“Scarface”, Brian DePalma’s searing tale of Cuban gangsters forced by Castro into the United States, has a gritty and grainy quality, matching its omnipotent inspiration “The Godfather”. The performances are universally well-pitched, escorting Tony to the infamous and escatic finale.
“Don’t get high on you’re own supply” is said to Tony by his boss Frank Lopez around a table of drinks, who he means to overrule soon, but the concept is effortlessly dismissed. Tony’s a gritty, rags-to-riches gangster, hard-strung and ticking in every shot of the film. His eye is set from the beginning on Frank Lopez’s girl, Elvira, played by Michelle Pfeiffer , and one can’t decide whether its out of desire for her, or for desire to just slap his boss in the face: probably both.
Their is a keen sense of repressed suicide inside Tony Montana: he will do anything to get what he wants, and one of those things is simply to seem like he does get exactly that.
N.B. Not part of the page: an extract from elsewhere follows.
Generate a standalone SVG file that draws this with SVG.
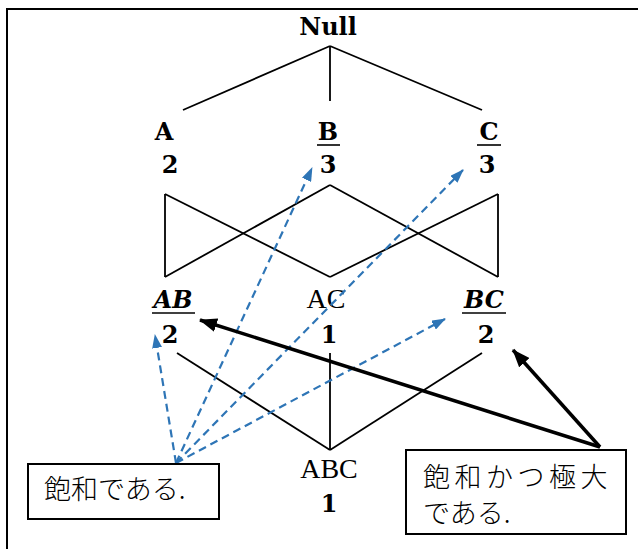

He visits his mother post-poverty and now flourishing gangster, and wants to give his mother money; she, a mature and wise, straight-brow Cuban, shouts back with indignity in a truly effecting scene: she absolutely refuses the money. She knows what hands its touched. Her eyes glow with longevity of her sons’ kind, and she just straight dehumanizes him for the first time in the film. She wants him out of the house, to never come back. He doesn’t give up on his sister, though: Gina, played by Mary Elizabeth Mastrantonio, accepts his money and wants to see him. Then Gina is seen throughout the movie, a side-story, Tony’s little baby and protection.
Romantic, fierce, and plain entertaining, Scarface remains a classic in American mob cinema, and a benchmark for street-violence films, where the heart is not shown only in a single character, but expressed in all who surround the character.